Correio Braziliense
postado em 24/02/2020 09:45
O gérmen das milícias que infernizam as periferias do Rio de Janeiro e substituem o Estado data do fim da década de 1960. As organizações nasceram de esquadrões da morte, no seio da ditadura militar. Esses esquadrões ainda existem. Surgem lá e cá, compostos, principalmente, por policiais militares que agem ao arrepio da lei. Perseguem, sequestram, torturam e matam. Após o golpe de 1964, sob o regime dos generais, porém, essa estrutura foi levada para junto do Estado.
Embora diferentes, esses primeiros grupos contêm os ossos da milícia que conhecemos hoje. Trata-se de uma história evolutiva, orgânica e, infelizmente, nutrida por forte suporte estatal. Tive a oportunidade de compreender a sequência de acontecimentos após entrevistar o professor de sociologia da Universidade Federal Rural do Rio de Janeiro José Cláudio Souza Alves, autor do livro Dos barões ao extermínio, uma história da violência na baixada fluminense. O telefonema, feito no início da noite, perto da hora de fechamento do jornal, completará um ano daqui a 24 dias.
À época, falamos da prisão do policial reformado Ronnie Lessa e do comparsa, Élcio Vieira de Queiroz, acusados de matar a vereadora Marielle Franco. A ação policial resultou, ainda, na apreensão de centenas de fuzis desmontados na residência de um amigo de Lessa. Outro efeito da operação deflagrada a dois dias de a morte da vereadora completar um ano foi o avivamento de perguntas ainda sem respostas. Quem mandou matar Marielle e seu motorista, Anderson? E por quê?
Voltando às milícias, José Cláudio esclarece que, em 1967, aqueles esquadrões da morte abraçados pelo Estado militar tornaram-se uma força repressiva de apoio à PM carioca. Na década de 1970, esses grupos passam a agir abertamente e, nos anos de 1980, com o fim do regime militar, começam a agenciar civis em busca de um caminho para a política, de volta para a estrutura do Estado. A partir de 1990, esses civis disputaram cargos de vereadores, deputados estaduais e prefeitos pela Baixada Fluminense.
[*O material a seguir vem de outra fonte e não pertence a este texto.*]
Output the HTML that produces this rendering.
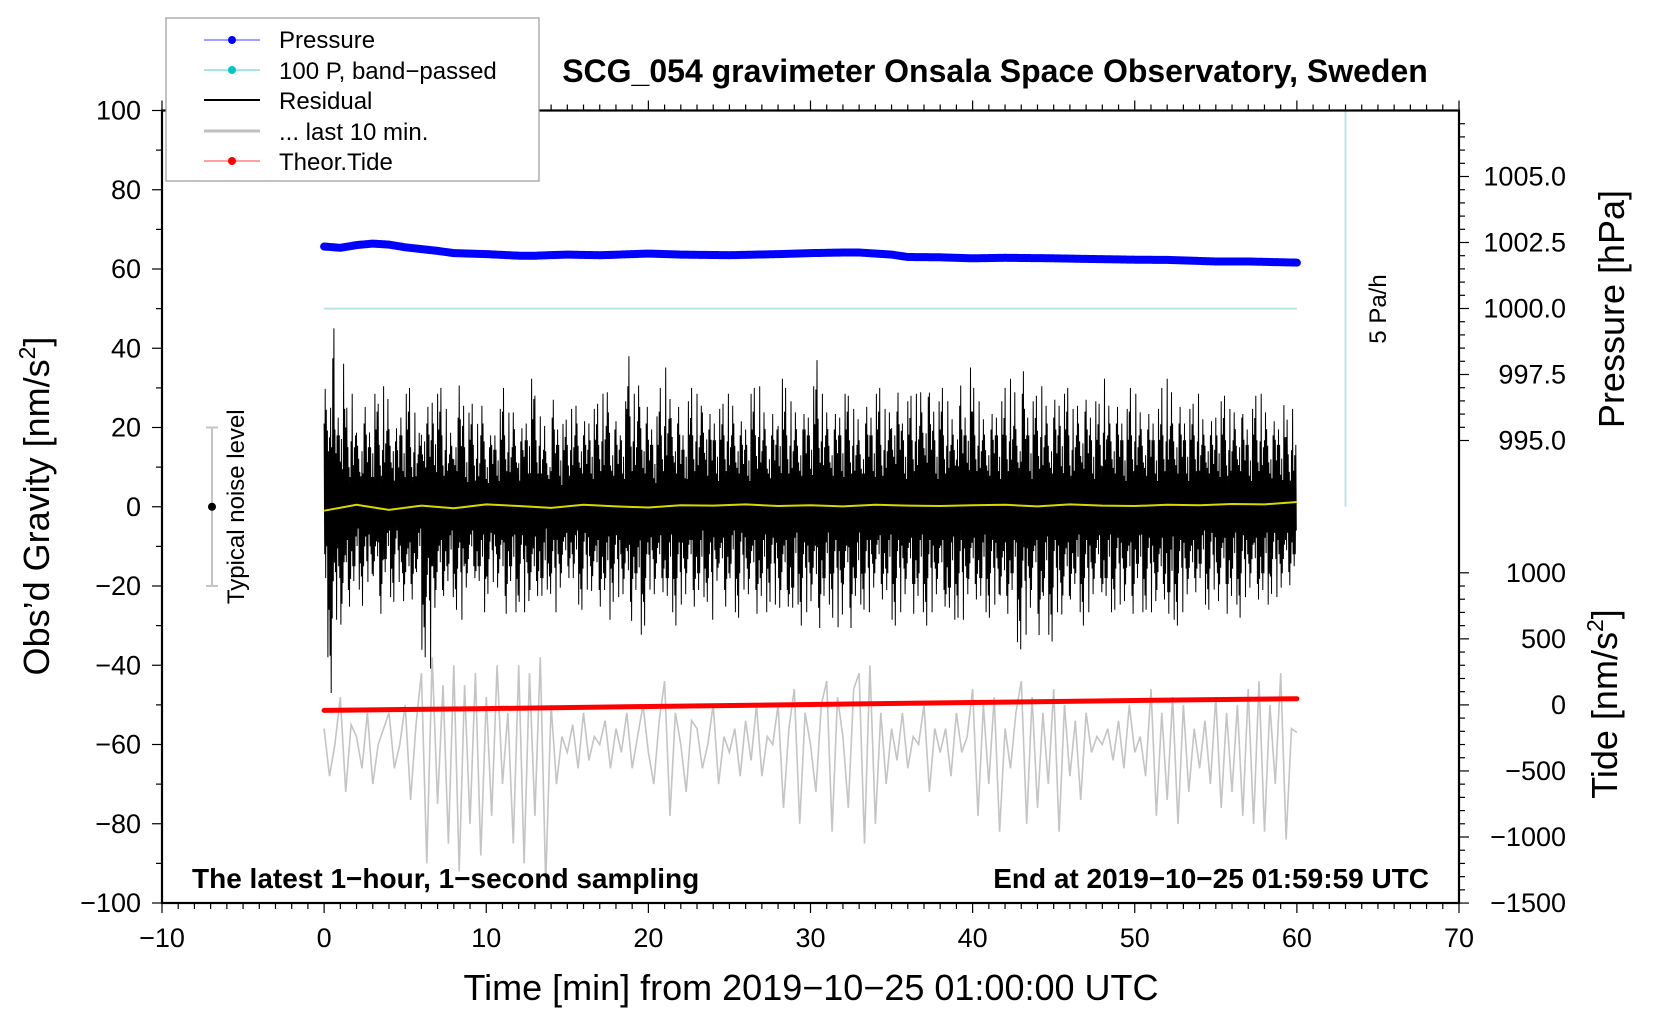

Novamente dentro das estruturas de poder, a partir dos anos 2000, milicianos ganham o formato que conhecemos: grupos compostos de policiais, membros do judiciário e políticos com poder para fornecer serviços monopolizados pelo controle paramilitar de bairros e para aterrorizar e matar aqueles que discordam ou denunciam suas ações. Marielle nasceu no Rio de Janeiro, em 27 de julho de 1979. Cresceu enquanto essa estrutura se desenvolvia. Foi vítima de um processo que começou com o aval de militares no poder. Em um Estado democrático de direito, não se admite exilados nem presos ou crimes políticos. A morte da vereadora, no entanto, permanece sem resposta há 712 dias.